Ok that's a really long and pretty silly story. Anyway, I've since tried multiple times to start and maintain blogs, and they always fail because I say something stupid, and somebody calls me out on it, and it ends with somebody being pretty upset at me. I imagine with time I'll manage that here as well, or I'll just stop because I might get bored. Who knows.

Oh right, so the point is, through high school I kept it up and I was really really angsty and depressed and angry and ranted a lot, but I found it to be extremely cathartic. I think in lieu of going and actually seeking professional help, in many ways writing down all that depressed and high-school-angst filled crap did for me what I understand something like talk therapy is supposed to do for people.

I really did not enjoy high school much at all, as an aside.

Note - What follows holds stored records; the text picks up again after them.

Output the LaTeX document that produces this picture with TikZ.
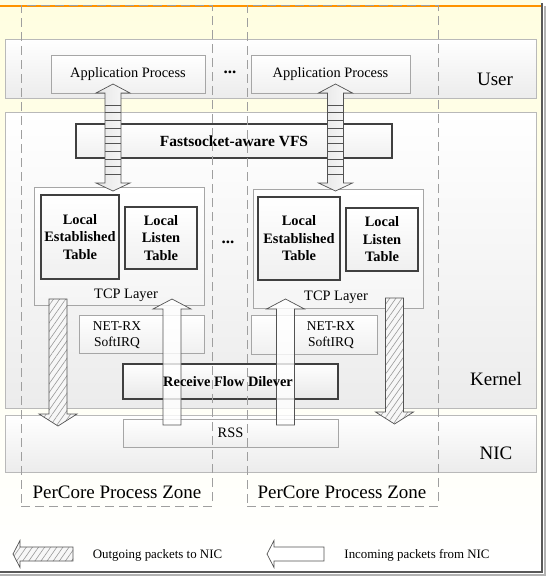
\documentclass[tikz,border=0pt]{standalone}
\usepackage{fontspec}
\setmainfont{Liberation Serif}
\usetikzlibrary{positioning}
\usetikzlibrary{patterns.meta}
\newcommand{\taillegrand}{\fontsize{19}{22}\selectfont}
\newcommand{\taillemoyen}{\fontsize{14.4}{17.5}\selectfont}
\newcommand{\taillepetit}{\fontsize{13.5}{16.5}\selectfont}
\newcommand{\taillelegende}{\fontsize{12.9}{15}\selectfont}
\tikzstyle{couche}=[
  draw=gray!55,
  line width=.8pt,
  top color=white,
  bottom color=gray!15,
  minimum width=531pt,
  inner sep=0pt
]
\tikzstyle{boite}=[
  draw=gray!70,
  line width=.8pt,
  top color=white,
  bottom color=gray!12,
  inner sep=0pt,
  align=center
]
\tikzstyle{boitegras}=[
  boite,
  draw=black!75,
  line width=1.3pt
]
\tikzstyle{tablelocale}=[
  boitegras,
  line width=1.6pt,
  font=\taillemoyen\bfseries
]
\tikzstyle{zone}=[
  draw=gray!75,
  line width=1pt,
  dash pattern=on 9pt off 5pt,
  inner sep=0pt,
  minimum width=191pt,
  minimum height=501pt
]
\tikzstyle{titre}=[inner sep=0pt,font=\taillegrand]
\tikzstyle{sortant}=[
  draw=gray!65!black,
  line width=.7pt,
  preaction={fill=gray!6},
  pattern={Lines[angle=55,distance=5pt,line width=.6pt]},
  pattern color=gray!80
]
\tikzstyle{entrant}=[
  draw=gray!65!black,
  line width=.7pt,
  fill=white,
  fill opacity=.8
]
\tikzstyle{echange}=[
  draw=gray!65!black,
  line width=.7pt,
  left color=gray!20,
  right color=gray!4
]

\begin{document}
\begin{tikzpicture}[x=1pt,y=-1pt]
    \useasboundingbox (0,0) rectangle (548,576);
    \shade[top color=orange!8!yellow!12, bottom color=white] (0,0) rectangle (541,571);
    \draw[orange!85!yellow,line width=1.5pt] (0,6) -- (541,6);
    \draw[black!30,line width=2pt] (545,6) -- (545,575) -- (0,575);
    \draw[black!65,line width=1.6pt] (542,3) -- (542,572) -- (0,572);

    \node[couche,minimum height=59pt] (user) at (270.5,68.5) {};
    \node[couche,minimum height=296pt] (kernel) at (270.5,260) {};
    \node[couche,minimum height=57pt] (nic) at (270.5,443.5) {};
    \node[titre] (luser) at (495,79) {User};
    \node[titre] (lkernel) at (496,379) {Kernel};
    \node[titre] (lnic) at (496,453) {NIC};

    \node[boite,minimum width=154pt,minimum height=38pt,font=\taillemoyen] (appA) at (128,74) {Application Process};
    \node[boite,minimum width=159pt,minimum height=38pt,font=\taillemoyen] (appB) at (330.5,74) {Application Process};
    \node[inner sep=0pt,font=\fontsize{17}{17}\selectfont\bfseries] (pointsA) at (230,72) {...};
    \node[boitegras,minimum width=316pt,minimum height=34pt,font=\fontsize{15.5}{17}\selectfont\bfseries] (vfs) at (234,141) {Fastsocket-aware VFS};

    \node[boite,minimum width=170pt,minimum height=118pt,bottom color=gray!8] (tcpA) at (119,246) {};
    \node[boite,minimum width=170pt,minimum height=119pt,bottom color=gray!8] (tcpB) at (338,248.5) {};
    \node[inner sep=0pt,anchor=base,font=\taillemoyen] (ltcpA) at (126,298) {TCP Layer};
    \node[inner sep=0pt,anchor=base,font=\taillemoyen] (ltcpB) at (336,300) {TCP Layer};
    \node[tablelocale,minimum width=78pt,minimum height=84pt] (etabA) at (80,237) {Local\\Established\\Table};
    \node[tablelocale,minimum width=72pt,minimum height=62pt,line width=1.3pt] (ecouteA) at (161,238) {Local\\Listen\\Table};
    \node[tablelocale,minimum width=82pt,minimum height=83pt] (etabB) at (299,238.5) {Local\\Established\\Table};
    \node[tablelocale,minimum width=72pt,minimum height=63pt,line width=1.3pt] (ecouteB) at (382,239.5) {Local\\Listen\\Table};
    \node[inner sep=0pt,font=\fontsize{17}{17}\selectfont\bfseries] (pointsB) at (228,242) {...};

    \node[boite,minimum width=125pt,minimum height=38pt] (rxA) at (141.5,334) {};
    \node[boite,minimum width=126pt,minimum height=39pt] (rxB) at (314,334.5) {};
    \node[inner sep=0pt,align=center,font=\taillepetit] (lrxA) at (117,335) {NET-RX\\SoftIRQ};
    \node[inner sep=0pt,align=center,font=\taillepetit] (lrxB) at (331,335) {NET-RX\\SoftIRQ};
    \node[boitegras,minimum width=215pt,minimum height=35pt,bottom color=gray!18] (rfd) at (230.5,381.5) {};
    \node[boite,minimum width=215pt,minimum height=28pt,font=\taillemoyen] (rss) at (230.5,433) {RSS};

    \foreach \cx in {113,335.5}{
      \draw[echange] (\cx,84) -- (\cx+17,93) -- (\cx+8,93) -- (\cx+8,183) -- (\cx+17,183) -- (\cx,191)
        -- (\cx-17,183) -- (\cx-8,183) -- (\cx-8,93) -- (\cx-17,93) -- cycle;
      \foreach \y in {105,112.7,...,181}
        \draw[gray!65!black,line width=.5pt] (\cx-8,\y) -- (\cx+8,\y);
    }
    \foreach \cx/\haut/\pointe in {58/299/426,394.5/298/424}
      \draw[sortant] (\cx-9,\haut) -- (\cx+9,\haut) -- (\cx+9,\pointe-12) -- (\cx+19,\pointe-12) -- (\cx,\pointe)
        -- (\cx-19,\pointe-12) -- (\cx-9,\pointe-12) -- cycle;
    \foreach \cx in {172,285.5}
      \draw[entrant] (\cx-9,425) -- (\cx+9,425) -- (\cx+9,309) -- (\cx+19,309) -- (\cx,299)
        -- (\cx-19,309) -- (\cx-9,309) -- cycle;
    \node[inner sep=0pt,font=\taillemoyen\bfseries] (lrfd) at (228,382) {Receive Flow Dilever};

    \node[zone] (zoneA) at (116.5,255.5) {};
    \node[zone] (zoneB) at (342.5,255.5) {};
    \node[titre] (lzoneA) at (117,492.5) {PerCore Process Zone};
    \node[titre] (lzoneB) at (342,492.5) {PerCore Process Zone};

    \draw[sortant] (13,554) -- (20,540.5) -- (20,547) -- (73,547) -- (73,561) -- (20,561) -- (20,567.5) -- cycle;
    \draw[entrant,fill opacity=1] (267,554) -- (274,540.5) -- (274,547) -- (324,547) -- (324,561) -- (274,561) -- (274,567.5) -- cycle;
    \node[inner sep=0pt,font=\taillelegende] (lsortant) at (157.5,555) {Outgoing packets to NIC};
    \node[inner sep=0pt,font=\taillelegende] (lentrant) at (417,555) {Incoming packets from NIC};
  \end{tikzpicture}
\end{document}
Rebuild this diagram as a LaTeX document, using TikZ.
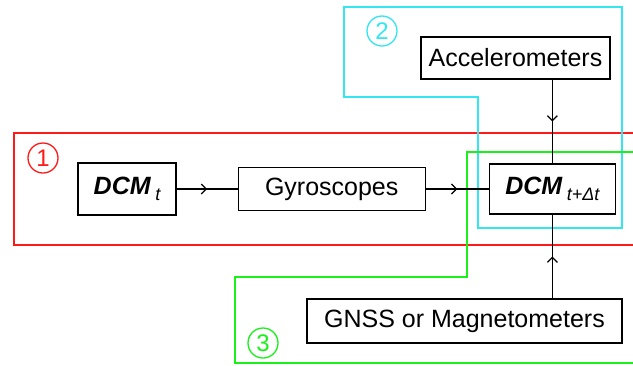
\documentclass[tikz,border=0pt]{standalone}
\usepackage{fontspec}
\setmainfont{Liberation Sans}
\usepackage{xcolor}
\usetikzlibrary{positioning,arrows.meta,decorations.markings}
\definecolor{groupred}{HTML}{FF1A1A}
\definecolor{groupcyan}{HTML}{33E6F0}
\definecolor{groupgreen}{HTML}{1AF01A}
\newcommand{\dcmlabel}[1]{\textbf{\textit{DCM}}\,\raisebox{-0.45ex}{\fontsize{18}{20}\selectfont\itshape #1}}

\begin{document}
\begin{tikzpicture}[
  x=1pt, y=-1pt,
  sensorbox/.style={
    rectangle, draw=black, line width=1.2pt, fill=white,
    inner sep=0pt, font=\fontsize{25}{30}\selectfont,
  },
  groupline/.style={line width=1.5pt},
  tagnum/.style={
    circle, draw, line width=1.3pt, minimum size=30pt,
    inner sep=0pt, font=\fontsize{24}{28}\selectfont,
  },
  flow/.style={
    line width=1.2pt,
    decoration={markings, mark=at position 0.5 with {\arrow{Straight Barb[length=5pt,width=10pt,line width=1.2pt]}}},
    postaction=decorate,
  },
]
\useasboundingbox (0,0) rectangle (633,365);
\clip (0,0) rectangle (633,365);

% group outlines
\draw[groupline, draw=groupred] (14,133) rectangle (645,245);
\draw[groupline, draw=groupcyan] (344,7) -- (622,7) -- (622,228) -- (478,228) -- (478,97) -- (344,97) -- cycle;
\draw[groupline, draw=groupgreen] (645,152) -- (467,152) -- (467,277) -- (235,277) -- (235,363) -- (645,363);

\node[tagnum, draw=groupred, text=groupred] (num1) at (43,158) {1};
\node[tagnum, draw=groupcyan, text=groupcyan] (num2) at (382,31) {2};
\node[tagnum, draw=groupgreen, text=groupgreen] (num3) at (263,343) {3};

% blocks
\node[sensorbox, minimum width=98pt, minimum height=52pt] (dcmt) at (127,189) {\dcmlabel{t}};
\node[sensorbox, minimum width=187pt, minimum height=43pt, right=61pt of dcmt] (gyro) {Gyroscopes};
\node[sensorbox, minimum width=126pt, minimum height=50pt, right=63pt of gyro] (dcmnext) {\dcmlabel{t+Δt}};
\node[sensorbox, minimum width=189pt, minimum height=42pt] (accel) at (515.5,58) {Accelerometers};
\node[sensorbox, minimum width=315pt, minimum height=44pt] (gnss) at (464.5,321) {GNSS or Magnetometers};

% connectors
\draw[flow] (dcmt) -- (gyro);
\draw[flow] (gyro) -- (dcmnext);
\draw[flow] (accel.south -| dcmnext) -- (dcmnext);
\draw[flow] (gnss.north -| dcmnext) -- (dcmnext);

\end{tikzpicture}
\end{document}
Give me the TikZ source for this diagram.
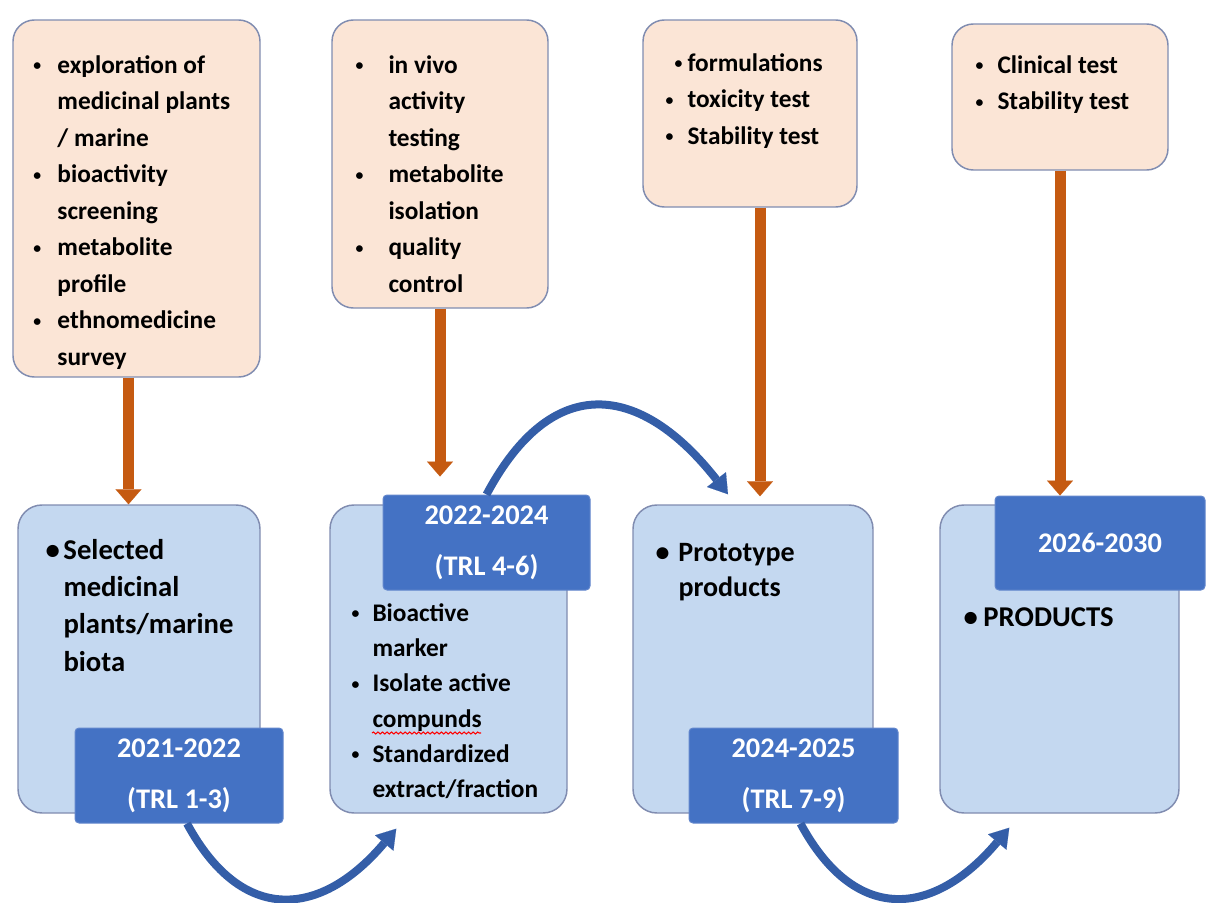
\documentclass[tikz,border=0pt]{standalone}
\usepackage{graphicx}
\usepackage{fontspec}
\setmainfont{Carlito}
\usetikzlibrary{arrows.meta,calc,decorations.pathmorphing}

\definecolor{peach}{RGB}{251,229,214}
\definecolor{paleblue}{RGB}{196,216,240}
\definecolor{edgegray}{RGB}{128,140,176}
\definecolor{dateblue}{RGB}{68,114,196}
\definecolor{dateedge}{RGB}{98,134,204}
\definecolor{rust}{RGB}{197,90,17}
\definecolor{arcblue}{RGB}{52,94,168}

% small bullet, as in the upper boxes
\newcommand{\sbul}{\raisebox{1.9pt}{\scalebox{0.62}{\textbullet}}}

\tikzset{every picture/.style={line width=0.75pt}}
\tikzset{
  sz/.style 2 args={minimum width=#1*0.75pt, minimum height=#2*0.75pt, inner sep=0pt},
  topbox/.style={draw=edgegray, fill=peach, line width=1.1pt, rounded corners=16pt},
  lowbox/.style={draw=edgegray, fill=paleblue, line width=1.1pt, rounded corners=18pt},
  datebox/.style={draw=dateedge, fill=dateblue, rounded corners=3pt, text=white, align=center,
    font=\fontsize{21.3}{38.5}\selectfont\bfseries},
  toplist/.style={anchor=base west, inner sep=0pt, font=\fontsize{19}{27.4}\selectfont\bfseries},
  lowlist/.style={anchor=base west, inner sep=0pt, font=\fontsize{21.5}{28.1}\selectfont\bfseries},
  orarrow/.style={draw=rust, line width=8.25pt, -{Triangle[width=19.5pt,length=11.25pt,line width=0.1pt]}},
  bluearc/.style={draw=arcblue, line width=6pt, -{Triangle[width=18pt,length=14pt,line width=0.1pt]}},
  wavy/.style={draw=red, line width=0.8pt, decorate, decoration={snake, amplitude=0.75pt, segment length=3.4pt}}
}

\begin{document}
\begin{tikzpicture}[x=0.75pt,y=0.75pt,yscale=-1,xscale=1]
\useasboundingbox (0,0) rectangle (1211,903);

%Shape: Rounded Rect (upper row)
\node[topbox, sz={247}{357}] (t1) at (136.5,198.5) {};
\node[topbox, sz={216}{288}] (t2) at (440,164) {};
\node[topbox, sz={214}{187}] (t3) at (750,113.5) {};
\node[topbox, sz={216}{146}] (t4) at (1060,97) {};

%Shape: Rounded Rect (lower row)
\node[lowbox, sz={242}{308}] (b1) at (139,659) {};
\node[lowbox, sz={237}{308}] (b2) at (448.5,659) {};
\node[lowbox, sz={240}{308}] (b3) at (753,659) {};
\node[lowbox, sz={239}{308}] (b4) at (1059.5,659) {};

%Shape: Rectangle (periods)
\node[datebox, sz={208}{95}] (d1) at (179,775.5) {2021-2022\\(TRL 1-3)};
\node[datebox, sz={207}{95}] (d2) at (486.5,542.5) {2022-2024\\(TRL 4-6)};
\node[datebox, sz={209}{95}] (d3) at (793.5,775.5) {2024-2025\\(TRL 7-9)};
\node[datebox, sz={210}{94}] (d4) at (1100,543) {2026-2030};

% Text Node
\node[toplist] (t1list) at (33,73) {\begin{tabular}[t]{@{}p{18pt}@{}l@{}}
\sbul & exploration of\\
 & medicinal plants\\
 & / marine\\
\sbul & bioactivity\\
 & screening\\
\sbul & metabolite\\
 & profile\\
\sbul & ethnomedicine\\
 & survey
\end{tabular}};
% Text Node
\node[toplist] (t2list) at (355,73) {\begin{tabular}[t]{@{}p{24.75pt}@{}l@{}}
\sbul & in vivo\\
 & activity\\
 & testing\\
\sbul & metabolite\\
 & isolation\\
\sbul & quality\\
 & control
\end{tabular}};
% Text Node
\node[toplist] (t3list) at (665,71) {\begin{tabular}[t]{@{}p{16.5pt}@{}l@{}}
\hspace*{6.75pt}\sbul & formulations\\
\sbul & toxicity test\\
\sbul & Stability test
\end{tabular}};
% Text Node
\node[toplist] (t4list) at (975,73) {\begin{tabular}[t]{@{}p{16.5pt}@{}l@{}}
\sbul & Clinical test\\
\sbul & Stability test
\end{tabular}};

% Text Node
\node[lowlist] (b1list) at (45,559) {\begin{tabular}[t]{@{}p{13.5pt}@{}l@{}}
\textbullet & Selected\\
 & medicinal\\
 & plants/marine\\
 & biota
\end{tabular}};
% Text Node
\node[lowlist, font=\fontsize{19}{26.5}\selectfont\bfseries] (b2list) at (351,621) {\begin{tabular}[t]{@{}p{15.75pt}@{}l@{}}
\sbul & Bioactive\\
 & marker\\
\sbul & Isolate active\\
 & compunds\\
\sbul & Standardized\\
 & extract/fraction
\end{tabular}};
\draw[wavy] ($(b2list.base west)+(21,112)$) -- ++(109,0);
% Text Node
\node[lowlist, font=\fontsize{21}{26.25}\selectfont\bfseries] (b3list) at (655,561) {\begin{tabular}[t]{@{}p{17.25pt}@{}l@{}}
\textbullet & Prototype\\
 & products
\end{tabular}};
% Text Node
\node[lowlist] (b4list) at (963,626) {\begin{tabular}[t]{@{}p{15pt}@{}l@{}}
\textbullet & PRODUCTS
\end{tabular}};

%Straight Lines (activities into stages)
\draw[orarrow] ($(t1.south)+(-8,0)$) -- ($(b1.north)+(-10.5,0)$);
\draw[orarrow] (t2.south) -- ($(d2.north -| t2.south)+(0,-18)$);
\draw[orarrow] ($(t3.south)+(10,0)$) -- ($(b3.north)+(7,-8)$);
\draw[orarrow] (t4.south) -- (d4.north -| t4.south);

%Curve Lines (stage to stage)
\draw[bluearc] ($(d1.south)+(8,0)$) .. controls +(55,102) and +(-75,89) .. ($(b2.south west)+(67,15)$);
\draw[bluearc] (d2.north) .. controls +(66,-124) and +(-87,-111) .. ($(b3.north)+(-25,-10)$);
\draw[bluearc] ($(d3.south)+(7,0)$) .. controls +(55,102) and +(-75,89) .. ($(b4.south west)+(70,14)$);

\end{tikzpicture}
\end{document}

But I made it through, about as fast as I could, and left, and life after high school has been substantially better.

I need to learn to restrain myself. I feel like I'm just pumping out an absurdly large number of words, so much so that it's probably very cumbersome to read.

2 Comments:

Blogger L said...

i just want you to know that i like the long posts, they're very satisfying reads. so don't restrain yourself.
also, as for the whole 10th grade blog thing, damn! that would totally freak me out but in retrospect it is hilarious.
i was just thinking that it is really weird that even though i talk to you on the blog and such, it's weird that we don't really tlak in real life. i guess if i ever go to physics again...

5/25/2005 8:33 PM  
Blogger Russell said...

Hahah seriously, you should come to physics, I haven't seen you there in some time, and there's only one more chance, as I'm taking the final next Wed.

Actually I may not even be there on Friday if I don't get my math homework done sufficiently early.